Contre-point féminin
La polyphonie du montage met par ailleurs à jour une vraie communauté d’expérience d’où s’élève la voix inédite d’une jeunesse qui, du haut de ses vingt ans, dénonce la persistance préoccupante d’une forme de domination du male gaze, imposant aussi bien ses désirs que ses images. Bien des jeunes filles remarquent l’inégalité flagrante qui règne entre les filles et les garçons à l’école, ces derniers n’éprouvant aucun problème à évoquer crûment leur intimité. Le documentaire formule un autre constat inquiétant, qui résonne fortement avec la troisième vague féministe née suite au scandale de l’affaire Weinstein : un grand nombre d’entre elles avouent avoir eu des relations sexuelles non consenties, faute de mieux connaître leur propre plaisir. Toutes évoquent aussi les clichés qu’elles subissent au quotidien sur leurs comportements sexuels, que les réalisatrices symbolisent ensuite efficacement par des photographies des jeunes filles affublées de tatouages « prude », « salope », « coincée », etc.
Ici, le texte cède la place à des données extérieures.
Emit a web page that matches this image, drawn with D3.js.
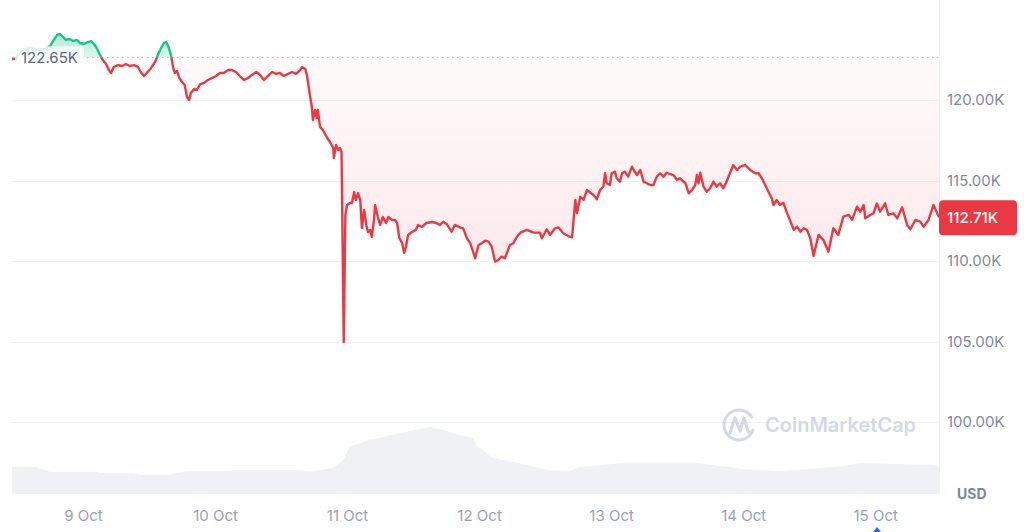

Mon nom est clitoris porte ainsi en lui un vrai sentiment de révolte qui s’exprime volontiers par la subversion. Dans un geste provocateur, les réalisatrices détournent des extraits de reportages sur la Coupe du monde de football de 1998, qui est aussi l’année de la découverte de l’anatomie du clitoris : toute l’équipe de France paraît alors fêter la découverte de l’organe féminin, identifié par une voix-off au trophée tenu fébrilement entre les mains des joueurs. On regrette que ces moments de fantaisie où les réalisatrices excellent ne soient pas plus présents, surgissant très ponctuellement parmi les confessions des jeunes femmes. Car ici, la révolte féminine va de pair avec une reconquête de l’imaginaire que le finale traduit magnifiquement : sur le sol et les murs de Bruxelles, l’équipe du film tague une multitude de gracieux clitoris colorés, devenant autant de fleurs et de poissons surréalistes célébrant leur retour dans l’espace visible.